A successful test run done, Delhi is set to witness its first artificial rain on October 29, bringing relief from air pollution after AQI dipped dangerously after Diwali. The science of creating artificial rain was witnessed by NDTV's science editor Pallava Bagla when he flew in a plane that studied the outcome.
NDTV's 2018 flight comes into focus as Friday's trial saw small amounts of silver iodide and sodium chloride - compounds used to induce artificial rain - being released from an aircraft over Delhi's Burari area. Cloud seeding typically requires a moisture level of around 50 per cent. Since the area only had under 20 per cent moisture in the air, no rainfall occurred.

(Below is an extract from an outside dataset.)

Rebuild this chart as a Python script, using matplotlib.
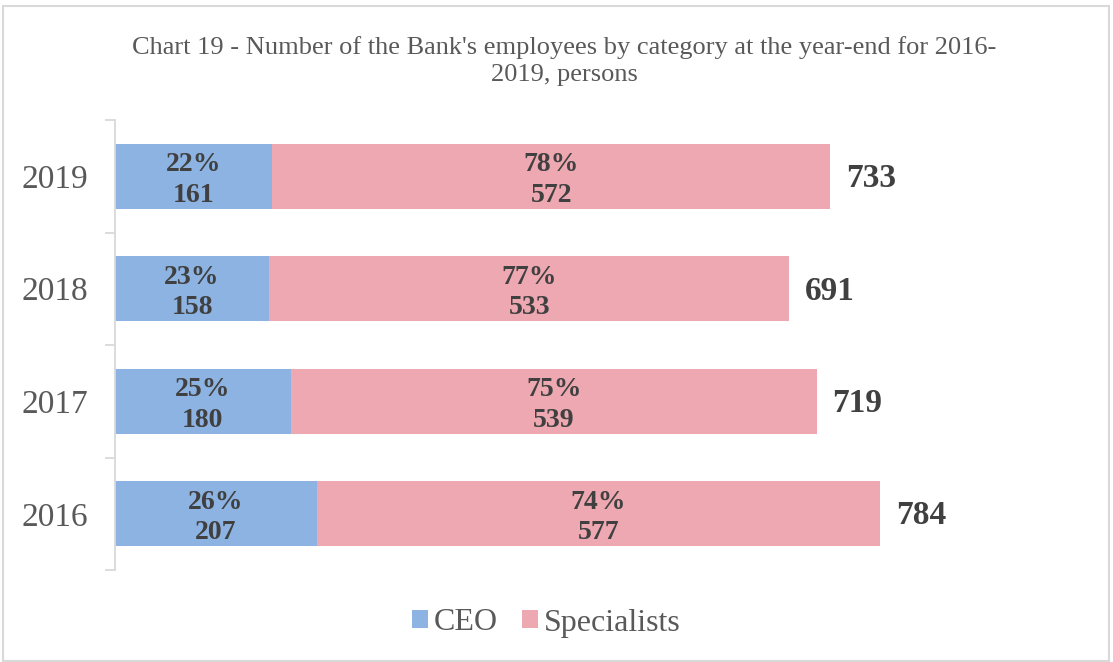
import numpy as np
import matplotlib.pyplot as plt
from matplotlib.patches import Rectangle

years = ["2016", "2017", "2018", "2019"]
ceo = [207, 180, 158, 161]
specialists = [577, 539, 533, 572]
ceo_pct = ["26%", "25%", "23%", "22%"]
spec_pct = ["74%", "75%", "77%", "78%"]

BLUE = "#8DB3E2"
PINK = "#EEA8B2"
GRAY = "#595959"
DARK = "#404040"

plt.rcParams['font.family'] = ['Liberation Serif', 'DejaVu Serif']

W, H = 1113, 662
fig = plt.figure(figsize=(W / 100, H / 100), dpi=100)

# plot area in pixels: left 115, right 1000, top 120, bottom 570
ax = fig.add_axes([115 / W, 1 - 570 / H, 885 / W, 450 / H])

y = np.arange(len(years))
totals = [c + s for c, s in zip(ceo, specialists)]
bar_h = 0.58

ax.barh(y, ceo, height=bar_h, color=BLUE, label="CEO")
ax.barh(y, specialists, left=ceo, height=bar_h, color=PINK, label="Specialists")

for i in range(len(years)):
    ax.text(ceo[i] / 2, y[i] - 0.035, f"{ceo_pct[i]}\n{ceo[i]}", ha="center", va="center",
            fontsize=20, fontweight="bold", color=DARK, linespacing=1.29)
    ax.text(ceo[i] + specialists[i] / 2, y[i] - 0.035, f"{spec_pct[i]}\n{specialists[i]}",
            ha="center", va="center", fontsize=20, fontweight="bold", color=DARK,
            linespacing=1.29)
    ax.text(totals[i] + 16, y[i] - 0.02, str(totals[i]), ha="left", va="center",
            fontsize=24, fontweight="bold", color=DARK)

ax.set_xlim(0, 885 / 0.976)
ax.set_ylim(-0.5, len(years) - 0.5)

ax.set_yticks(y)
ax.set_yticklabels(years, fontsize=24, color=GRAY)
ax.set_yticks(np.arange(-0.5, len(years)), minor=True)
ax.tick_params(axis="y", which="major", length=0, pad=19)
ax.tick_params(axis="y", which="minor", length=7.2, color="#D9D9D9", width=1.3)
ax.set_xticks([])

for side in ["top", "right", "bottom"]:
    ax.spines[side].set_visible(False)
ax.spines["left"].set_color("#D9D9D9")
ax.spines["left"].set_linewidth(1.3)

fig.text(564 / W, 1 - 61 / H,
         "Chart 19 - Number of the Bank's employees by category at the year-end for 2016-\n2019, persons",
         ha="center", va="center", fontsize=19, color=GRAY, linespacing=1.3)

fig.legend(loc="center", bbox_to_anchor=(546 / W, 1 - 623 / H), ncol=2, frameon=False,
           fontsize=23, labelcolor=GRAY, handlelength=0.5, handleheight=0.5,
           handletextpad=0.19, columnspacing=0.75)

# chart border
fig.patches.append(Rectangle((3 / W, 1 / H), 1106 / W, 655 / H, transform=fig.transFigure,
                             fill=False, edgecolor="#D9D9D9", linewidth=1.5))

fig.savefig("out.png", dpi=100)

The Ministry of Earth Sciences had in 2018 launched a massive experiment in Maharashtra to understand the business of cloud seeding, at a time the year's monsoon was below par for the entire country.

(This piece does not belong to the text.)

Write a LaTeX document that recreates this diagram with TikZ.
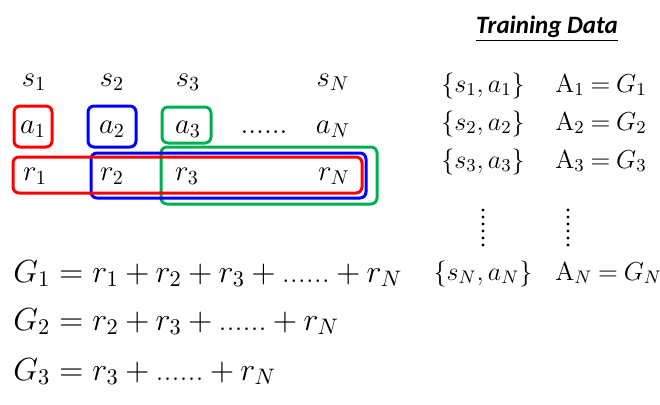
\RequirePackage{fix-cm}
\documentclass[tikz,border=0pt]{standalone}
\usepackage{amsmath}
\usepackage{fontspec}
\newfontfamily\carlito{Carlito}
\usetikzlibrary{positioning}

\definecolor{boxred}{RGB}{255,0,0}
\definecolor{boxblue}{RGB}{0,0,255}
\definecolor{boxgreen}{RGB}{0,176,80}

\tikzset{
  sym/.style={anchor=base, inner sep=0pt, font=\fontsize{14.4}{17}\selectfont},
  eqn/.style={anchor=base west, inner sep=0pt, font=\fontsize{16}{20}\selectfont},
  pair/.style={anchor=base, inner sep=0pt, font=\fontsize{13}{16}\selectfont},
  frame/.style={line width=1.5pt, rounded corners=3pt},
}

\begin{document}
\begin{tikzpicture}[x=0.5pt, y=-0.5pt]
  \useasboundingbox (0,0) rectangle (660,404);

  % states, actions, rewards
  \node[sym] (s1) at (34,86) {$s_1$};
  \node[sym] (s2) at (112,86) {$s_2$};
  \node[sym] (s3) at (188,86) {$s_3$};
  \node[sym] (sN) at (333,86) {$s_N$};

  \node[sym] (a1) at (33,133) {$a_1$};
  \node[sym] (a2) at (112,133) {$a_2$};
  \node[sym] (a3) at (188,133) {$a_3$};
  \node[sym] (adots) at (264,133) {......};
  \node[sym] (aN) at (333,133) {$a_N$};

  \node[sym] (r1) at (35,180) {$r_1$};
  \node[sym] (r2) at (112,180) {$r_2$};
  \node[sym] (r3) at (187,180) {$r_3$};
  \node[sym] (rN) at (334,180) {$r_N$};

  % boxes
  \draw[frame, boxred] (14,106) rectangle (52,147);
  \draw[frame, boxblue] (88,106) rectangle (136,147);
  \draw[frame, boxgreen] (162,107) rectangle (211,143);
  \draw[frame, boxgreen] (161,147) rectangle (377,204);
  \draw[frame, boxblue] (91,153) rectangle (366,198);
  \draw[frame, boxred] (13,157) rectangle (362,193);

  % returns
  \node[eqn] (g1) at (13,282) {$\medmuskip=3.5mu G_1 = r_1 + r_2 + r_3 + \text{......} + r_N$};
  \node[eqn] (g2) at (13,330) {$\medmuskip=3.5mu G_2 = r_2 + r_3 + \text{......} + r_N$};
  \node[eqn] (g3) at (13,380) {$\medmuskip=3.5mu G_3 = r_3 + \text{......} + r_N$};

  % training data
  \node[anchor=base, inner sep=0pt, font=\carlito\bfseries\itshape\fontsize{12.5}{15}\selectfont] (title) at (547,33) {\underline{Training Data}};

  \node[pair] (p1) at (483,92) {$\{s_1, a_1\}$};
  \node[pair] (p2) at (483,130) {$\{s_2, a_2\}$};
  \node[pair] (p3) at (483,168) {$\{s_3, a_3\}$};
  \node[pair] (pN) at (483,280) {$\{s_N, a_N\}$};

  \node[pair, anchor=base west] (A1) at (555,92) {$\thickmuskip=4mu \mathrm{A}_1 = G_1$};
  \node[pair, anchor=base west] (A2) at (555,130) {$\thickmuskip=4mu \mathrm{A}_2 = G_2$};
  \node[pair, anchor=base west] (A3) at (555,168) {$\thickmuskip=4mu \mathrm{A}_3 = G_3$};
  \node[pair, anchor=base west] (AN) at (555,280) {$\thickmuskip=4mu \mathrm{A}_N = G_N$};

  \foreach \y in {210,217,...,245} {
    \fill (483,\y) circle (1.6);
    \fill (568,\y) circle (1.6);
  }
\end{tikzpicture}
\end{document}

Two special planes were hired for the job. While one was to seed the clouds with a special formulation of benign chemicals like calcium and potassium chloride, the second plane was a flying laboratory to analyse the outcome of the experiment.

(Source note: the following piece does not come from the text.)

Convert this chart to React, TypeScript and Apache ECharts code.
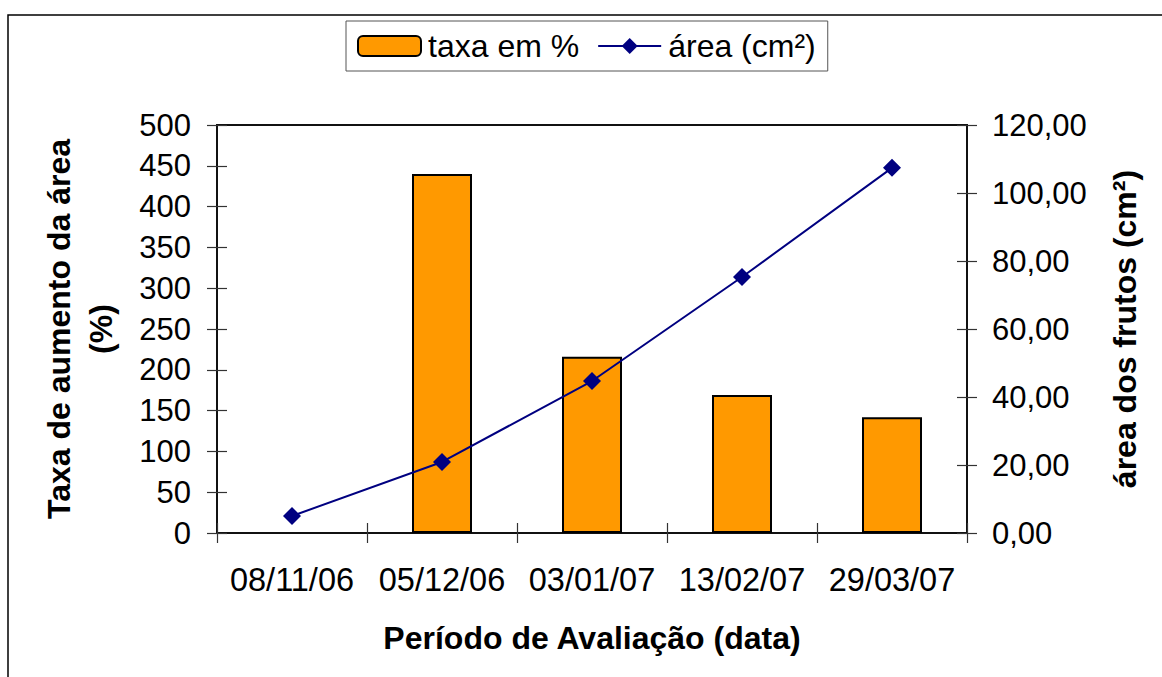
import React, { useEffect, useRef } from "react";
import * as echarts from "echarts";

const categories = ["08/11/06", "05/12/06", "03/01/07", "13/02/07", "29/03/07"];
const taxaValues: (number | null)[] = [null, 440, 216, 169, 142];
const areaValues = [5.0, 20.9, 44.7, 75.3, 107.4];
const leftTicks = { min: 0, max: 500, interval: 50 };
const rightTicks = { min: 0, max: 120, interval: 20 };
const seriesNames = ["taxa em %", "área (cm²)"];
const xTitle = "Período de Avaliação (data)";
const leftTitle = "Taxa de aumento da área\n(%)";
const rightTitle = "área dos frutos (cm²)";

const FONT = "'Liberation Sans', Arial, sans-serif";
const FS = 31;
const FSX = 32.5;
const FSL = 32;
const FST = 32;

export default function App() {
  const ref = useRef<HTMLDivElement>(null);
  useEffect(() => {
    if (!ref.current) return;
    const chart = echarts.init(ref.current, undefined, { renderer: "svg" });
    const tickOut = { show: true, inside: false, length: 10, lineStyle: { color: "#333", width: 1.2 } };
    const tickIn = { show: true, inside: true, length: 10, lineStyle: { color: "#333", width: 1.2 } };
    const axisLine = { show: true, lineStyle: { color: "#111", width: 2 } };
    const hiddenLabel = { show: false };
    const fmtComma = (v: number) => v.toFixed(2).replace(".", ",");
    chart.setOption({
      animation: false,
      backgroundColor: "#fff",
      textStyle: { fontFamily: FONT },
      grid: {
        left: 217,
        right: 195,
        top: 125,
        bottom: 144,
        containLabel: false,
        show: true,
        borderColor: "#111",
        borderWidth: 2,
        backgroundColor: "transparent",
      },
      legend: {
        left: 346,
        top: 21,
        orient: "horizontal",
        padding: [9, 12, 9, 11],
        itemGap: 18,
        itemWidth: 63,
        itemHeight: 20,
        borderColor: "#555",
        borderWidth: 1,
        backgroundColor: "#fff",
        textStyle: { fontFamily: FONT, fontSize: FSL, color: "#000", padding: [0, 0, 0, 2] },
        data: seriesNames,
      },
      xAxis: [
        {
          type: "category",
          data: categories,
          position: "bottom",
          boundaryGap: true,
          axisLine,
          axisTick: { ...tickOut, interval: 0 },
          axisLabel: { interval: 0, margin: 30, fontFamily: FONT, fontSize: FSX, color: "#000" },
          splitLine: { show: false },
        },
        {
          type: "category",
          data: categories,
          position: "bottom",
          boundaryGap: true,
          axisLine: { show: false },
          axisTick: { ...tickIn, interval: 0 },
          axisLabel: hiddenLabel,
          splitLine: { show: false },
        },
      ],
      yAxis: [
        {
          type: "value",
          position: "left",
          ...leftTicks,
          axisLine,
          axisTick: tickOut,
          axisLabel: { margin: 26, fontFamily: FONT, fontSize: FS, color: "#000" },
          splitLine: { show: false },
        },
        {
          type: "value",
          position: "right",
          ...rightTicks,
          axisLine,
          axisTick: tickOut,
          axisLabel: { margin: 25, fontFamily: FONT, fontSize: FS, color: "#000", formatter: fmtComma },
          splitLine: { show: false },
        },
        {
          type: "value",
          position: "left",
          ...leftTicks,
          axisLine: { show: false },
          axisTick: tickIn,
          axisLabel: hiddenLabel,
          splitLine: { show: false },
        },
        {
          type: "value",
          position: "right",
          ...rightTicks,
          axisLine: { show: false },
          axisTick: tickIn,
          axisLabel: hiddenLabel,
          splitLine: { show: false },
        },
      ],
      series: [
        {
          name: seriesNames[0],
          type: "bar",
          xAxisIndex: 0,
          yAxisIndex: 0,
          data: taxaValues,
          barWidth: "40%",
          itemStyle: { color: "#FF9900", borderColor: "#000", borderWidth: 2 },
        },
        {
          name: seriesNames[1],
          type: "line",
          xAxisIndex: 0,
          yAxisIndex: 1,
          data: areaValues,
          symbol: "diamond",
          symbolSize: 18,
          lineStyle: { color: "#000080", width: 2 },
          itemStyle: { color: "#000080" },
        },
      ],
      graphic: [
        {
          type: "rect",
          shape: { x: 8, y: 15, width: 1200, height: 700 },
          style: { fill: "none", stroke: "#000", lineWidth: 1.5 },
          silent: true,
          z: -10,
        },
        {
          type: "text",
          x: 592,
          y: 638,
          style: {
            text: xTitle,
            font: `bold ${FST}px ${FONT}`,
            fill: "#000",
            align: "center",
            verticalAlign: "middle",
          },
        },
        {
          type: "text",
          x: 80,
          y: 329,
          rotation: Math.PI / 2,
          style: {
            text: leftTitle,
            font: `bold ${FST}px ${FONT}`,
            fill: "#000",
            align: "center",
            verticalAlign: "middle",
            lineHeight: 42,
          },
        },
        {
          type: "text",
          x: 1125,
          y: 329,
          rotation: Math.PI / 2,
          style: {
            text: rightTitle,
            font: `bold ${FST}px ${FONT}`,
            fill: "#000",
            align: "center",
            verticalAlign: "middle",
          },
        },
      ],
    });
    return () => chart.dispose();
  }, []);
  return (
    <div
      ref={ref}
      style={{ position: "fixed", left: 0, top: 0, width: 1162, height: 677, background: "#fff" }}
    />
  );
}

The experiment, Indian Institute of Tropical Meteorology's Thara Prabhakaran told NDTV, was about the science of seeding clouds and to ascertain whether it rains or not after. "We need to know how much rain it can make and under what conditions," she had said.
Prabhakaran had added that the experiment would look at the warm part of monsoon clouds to see if cloud seeding works.
As for the upcoming trial, the Delhi Cabinet had approved a proposal in May to conduct five cloud-seeding trials at a total cost of Rs 3.21 crore. The exercise faced repeated delays due to unfavourable weather conditions and the onset of southwest monsoon, with deadlines being pushed back from May-end and early June to August, September, and most recently, the second week of October.